Se fosse vero, come diceva un vecchio spot televisivo, che per vincere ci vuole una buona partenza, sul cantiere del lungolago si dovrebbe alzare bandiera bianca. Perché dal giorno del primo colpo di piccone è stato tutto un “go e stop” che ha portato in sette anni (l’opera è partita nel 2008 e il traguardo iniziale era fissato nel 2011) alle forti incertezze attuali.
Errori su errori, totale mancanza di lungimiranza e di prospettiva hanno trasformato il progetto di difesa dalle esondazioni e, soprattutto, di miglioramento della passeggiata a lago in un incubo che turba le notti di Como. Adesso siamo a una sorta di redde rationem, di snodo. Che riguarda il destino del lungolago e con lui dell’intera città perché è persino inutile stare qui a farla lunga sul valore di quell’area per il nostro Pil. Ma la partita più in salita di quella che la Juventus si accinge a disputare con il Barcellona di Messi, si intreccia a triplo filo con le prospettive del governo di centrosinistra della città e a quintuplo filo con quelle del sindaco, Mario Lucini.
Tutti sanno che la sciagurata gestione del progetto da parte della precedente amministrazione di centrodestra (il muro sul lago è stato solo la punta dell’iceberg) è stato un jolly che, giustamente, l’attuale primo cittadino ha giocato per tutta la campagna elettorale. Lucini era consapevole della gatta che si sarebbe trovato da pelare con l’inevitabile promessa di uscire dal pasticcio del cantiere in caso di vittoria elettorale. Pochi più di lui, che dai banchi dell’opposizione aveva messo in risalto le scelleratezze nel procedere con il cantiere da parte dei suoi predecessori, conoscevano la pratica. Il sindaco, insomma, era più che certo che la risorsa elettorale sarebbe diventata, il giorno dopo l’insediamento a palazzo Cernezzi, una rovente patata amministrativa. Forsela più difficile nella storia recente di una città che pure (vedi alla voce Ticosa) in questo senso si è fatta mancare poco.
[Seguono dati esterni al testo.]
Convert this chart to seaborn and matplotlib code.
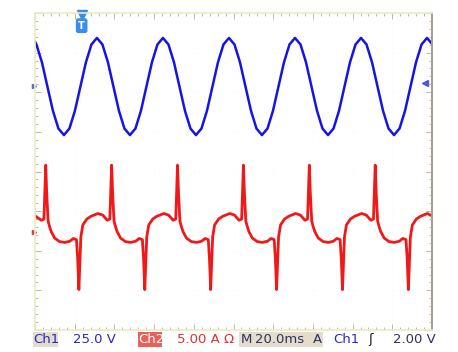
import matplotlib
matplotlib.use("Agg")
import matplotlib.pyplot as plt
import seaborn as sns
import pandas as pd

# time in ms (20 ms / div), channel values in screen divisions
ch1_t = [0.0, 0.71, 3.48, 6.25, 9.03, 11.80, 14.57, 17.34, 20.11, 22.88, 25.66, 28.43, 31.20,
         33.97, 36.74, 39.51, 42.29, 45.06, 47.83, 50.60, 53.37, 56.14, 58.92, 61.69, 64.46,
         67.23, 70.00, 72.77, 75.55, 78.32, 81.09, 83.86, 86.63, 89.40, 92.18, 94.95, 97.72,
         100.49, 103.26, 106.03, 108.81, 111.58, 114.35, 117.12, 119.89, 122.66, 125.44, 128.21, 130.98,
         133.75, 136.52, 139.29, 142.07, 144.84, 147.61, 150.38, 153.15, 155.92, 158.70, 161.47, 164.24,
         167.01, 169.78, 172.55, 175.33, 178.10, 180.87, 183.64, 186.41, 189.18, 191.96, 194.73, 197.50,
         200.0]
ch1_v = [3.28, 3.206, 2.757, 2.145, 1.532, 1.084, 0.92, 1.084, 1.532, 2.145, 2.757, 3.206, 3.37,
         3.206, 2.757, 2.145, 1.532, 1.084, 0.92, 1.084, 1.532, 2.145, 2.757, 3.206, 3.37,
         3.206, 2.757, 2.145, 1.532, 1.084, 0.92, 1.084, 1.532, 2.145, 2.757, 3.206, 3.37,
         3.206, 2.757, 2.145, 1.532, 1.084, 0.92, 1.084, 1.532, 2.145, 2.757, 3.206, 3.37,
         3.206, 2.757, 2.145, 1.532, 1.084, 0.92, 1.084, 1.532, 2.145, 2.757, 3.206, 3.37,
         3.206, 2.757, 2.145, 1.532, 1.084, 0.92, 1.084, 1.532, 2.145, 2.757, 3.206, 3.37,
         3.22]

ch2_t = [0.0, 0.9, 3.2, 4.5, 5.0,
         5.4, 5.9, 6.6, 7.4, 8.2, 9.9, 12.4, 15.0, 17.5, 19.3, 20.9, 21.5, 22.1, 22.6, 23.1, 24.1,
         26.1, 28.2, 31.7, 34.1, 36.4, 37.7, 38.2,
         38.6, 39.1, 39.8, 40.6, 41.4, 43.1, 45.6, 48.2, 50.7, 52.5, 54.1, 54.7, 55.3, 55.8, 56.3, 57.3,
         59.3, 61.4, 64.9, 67.3, 69.6, 70.9, 71.4,
         71.8, 72.3, 73.0, 73.8, 74.6, 76.3, 78.8, 81.4, 83.9, 85.7, 87.3, 87.9, 88.5, 89.0, 89.5, 90.5,
         92.5, 94.6, 98.1, 100.5, 102.8, 104.1, 104.6,
         105.0, 105.5, 106.2, 107.0, 107.8, 109.5, 112.0, 114.6, 117.1, 118.9, 120.5, 121.1, 121.7, 122.2,
         122.7, 123.7, 125.7, 127.8, 131.3, 133.7, 136.0, 137.3, 137.8,
         138.2, 138.7, 139.4, 140.2, 141.0, 142.7, 145.2, 147.8, 150.3, 152.1, 153.7, 154.3, 154.9, 155.4,
         155.9, 156.9, 158.9, 161.0, 164.5, 166.9, 169.2, 170.5, 171.0,
         171.4, 171.9, 172.6, 173.4, 174.2, 175.9, 178.4, 181.0, 183.5, 185.3, 186.9, 187.5, 188.1, 188.6,
         189.1, 190.1, 192.1, 194.2, 197.7, 200.0]
ch2_v = [-1.12, -1.15, -1.23, -1.20, -0.45,
         0.16, -0.55, -1.25, -1.40, -1.52, -1.68, -1.77, -1.79, -1.76, -1.69, -1.72, -2.2, -2.98, -2.3, -1.65, -1.35,
         -1.20, -1.13, -1.06, -1.10, -1.23, -1.20, -0.45,
         0.16, -0.55, -1.25, -1.40, -1.52, -1.68, -1.77, -1.79, -1.76, -1.69, -1.72, -2.2, -2.98, -2.3, -1.65, -1.35,
         -1.20, -1.13, -1.06, -1.10, -1.23, -1.20, -0.45,
         0.16, -0.55, -1.25, -1.40, -1.52, -1.68, -1.77, -1.79, -1.76, -1.69, -1.72, -2.2, -2.98, -2.3, -1.65, -1.35,
         -1.20, -1.13, -1.06, -1.10, -1.23, -1.20, -0.45,
         0.16, -0.55, -1.25, -1.40, -1.52, -1.68, -1.77, -1.79, -1.76, -1.69, -1.72, -2.2, -2.98, -2.3,
         -1.65, -1.35, -1.20, -1.13, -1.06, -1.10, -1.23, -1.20, -0.45,
         0.16, -0.55, -1.25, -1.40, -1.52, -1.68, -1.77, -1.79, -1.76, -1.69, -1.72, -2.2, -2.98, -2.3,
         -1.65, -1.35, -1.20, -1.13, -1.06, -1.10, -1.23, -1.20, -0.45,
         0.16, -0.55, -1.25, -1.40, -1.52, -1.68, -1.77, -1.79, -1.76, -1.69, -1.72, -2.2, -2.98, -2.3,
         -1.65, -1.35, -1.20, -1.13, -1.06, -1.12]

trig_t = 23.5
trig_level = 2.23
ch1_gnd = 2.16
ch2_gnd = -1.53

status = [("Ch1", 0.072, "#2828c8"), ("25.0 V", 0.160, "#2828c8"),
          ("Ch2", 0.302, "white"), ("5.00 A \u03a9", 0.386, "#e03030"),
          ("M", 0.526, "#303060"), ("20.0ms", 0.556, "#303060"),
          ("A", 0.683, "#303060"), ("Ch1", 0.727, "#2828c8"),
          ("\u0283", 0.803, "#202020"), ("2.00 V", 0.858, "#303060")]

df1 = pd.DataFrame({"t": ch1_t, "v": ch1_v})
df2 = pd.DataFrame({"t": ch2_t, "v": ch2_v})

sns.set_style("white")
fig = plt.figure(figsize=(4.58, 3.52), dpi=100)
ax = fig.add_axes([35 / 458, 22 / 352, 397 / 458, 317 / 352])

sns.lineplot(data=df1, x="t", y="v", ax=ax, color="#1414e6", lw=1.8, sort=False, estimator=None)
sns.lineplot(data=df2, x="t", y="v", ax=ax, color="#f01818", lw=2.0, sort=False, estimator=None)

ax.set_xlim(0, 200)
ax.set_ylim(-4, 4)
ax.set_xlabel("")
ax.set_ylabel("")
ax.set_xticks(range(0, 201, 20))
ax.set_xticks([i * 4 for i in range(51)], minor=True)
ax.set_yticks(range(-4, 5))
ax.set_yticks([i * 0.2 - 4 for i in range(41)], minor=True)
ax.tick_params(which="both", direction="in", top=True, right=True, left=True, bottom=True,
               labelbottom=False, labelleft=False, color="#b0b0a0", width=0.6)
ax.tick_params(which="major", length=4)
ax.tick_params(which="minor", length=2.5)
ax.grid(True, which="major", color="#f8f8ec", lw=0.5, ls=":")
for side in ["left", "top", "bottom"]:
    ax.spines[side].set_color("#ecebc0")
    ax.spines[side].set_linewidth(1.2)
ax.spines["right"].set_color("#a89c90")
ax.spines["right"].set_linewidth(1.4)

# trigger and ground markers
ax.plot([trig_t], [3.96], marker="v", color="#3a8ee6", ms=7, clip_on=False)
ax.text(trig_t, 3.68, "T", color="white", fontsize=7, fontweight="bold", ha="center", va="center",
        bbox=dict(boxstyle="round,pad=0.25", fc="#3a8ee6", ec="none"))
ax.plot([196.5], [trig_level], marker="<", color="#4a5ad8", ms=4, clip_on=False)
ax.plot([-0.6], [ch1_gnd], marker=">", color="#5a6ad8", ms=3, clip_on=False)
ax.plot([-0.6], [ch2_gnd], marker=">", color="#e04040", ms=3, clip_on=False)

# status bar
fig.patches.append(plt.Rectangle((33 / 458, 5 / 352), 25 / 458, 15 / 352, transform=fig.transFigure,
                                 fc="#e4dccc", ec="none"))
fig.patches.append(plt.Rectangle((138 / 458, 5 / 352), 24 / 458, 15 / 352, transform=fig.transFigure,
                                 fc="#e86058", ec="none"))
fig.patches.append(plt.Rectangle((239 / 458, 5 / 352), 84 / 458, 15 / 352, transform=fig.transFigure,
                                 fc="#e4dccc", ec="none"))
for txt, xpos, col in status:
    fig.text(xpos, 12.5 / 352, txt, color=col, fontsize=9.5, ha="left", va="center",
             family="DejaVu Sans")

fig.savefig("out.png", dpi=100)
Ora però l’intervento, doveroso, dell’autorità Anticorruzione, rischia di fare precipitare tutto. Chi raccoglie le confidenze del primo cittadino, riferisce di una persona molto preoccupata per la piega che stanno prendendo gli eventi, specie nel caso in cui le conseguenze dell’indagione degli uomini di Raffaele Cantone dovessero esserequelle di un ulteriore rinvio della ripresa dei lavori o peggio.
C’è da comprendere lo stato d’animo di Lucini che però, in fondo ora ha poco da perdere. E questo può anche essere un vantaggio. In questi casi si sa che la miglior difesa è l’attacco. Chiudersi a riccio, come sembra fare il Comune, non serve perché da tutelare c’è poco. È il momento di chiarire, anche davanti all’Anticorruzione, tutte le responsabilità: quelle politiche e quelle tecniche, del passato e del presente. Solo così si potrà sveltire la pratica. Ma è anche indispensabile che tutta la città faccia gioco di squadra squadra attorno al suo rappresentante eletto più autorevole. Mandare in malora il lungolago per dare lo sfratto a Lucini significa segare l’albero su cui tutti siamo seduti. Senza una passeggiata a lago degna di questo nome, Como è senza futuro, destinata a diventare una città priva di identità.
Un’altra Ticosa in quella posizione, è impensabile. Perciò superiamo le polemiche, le rivalse, le ripicche, le questioni poco importanti (tutte lo sono di fronte alla posta in gioco) e andiamo all’attacco per raggiungere l’obiettivo. A Como come a Roma. Chissà che per vincere non sia sufficiente anche una buona ripartenza.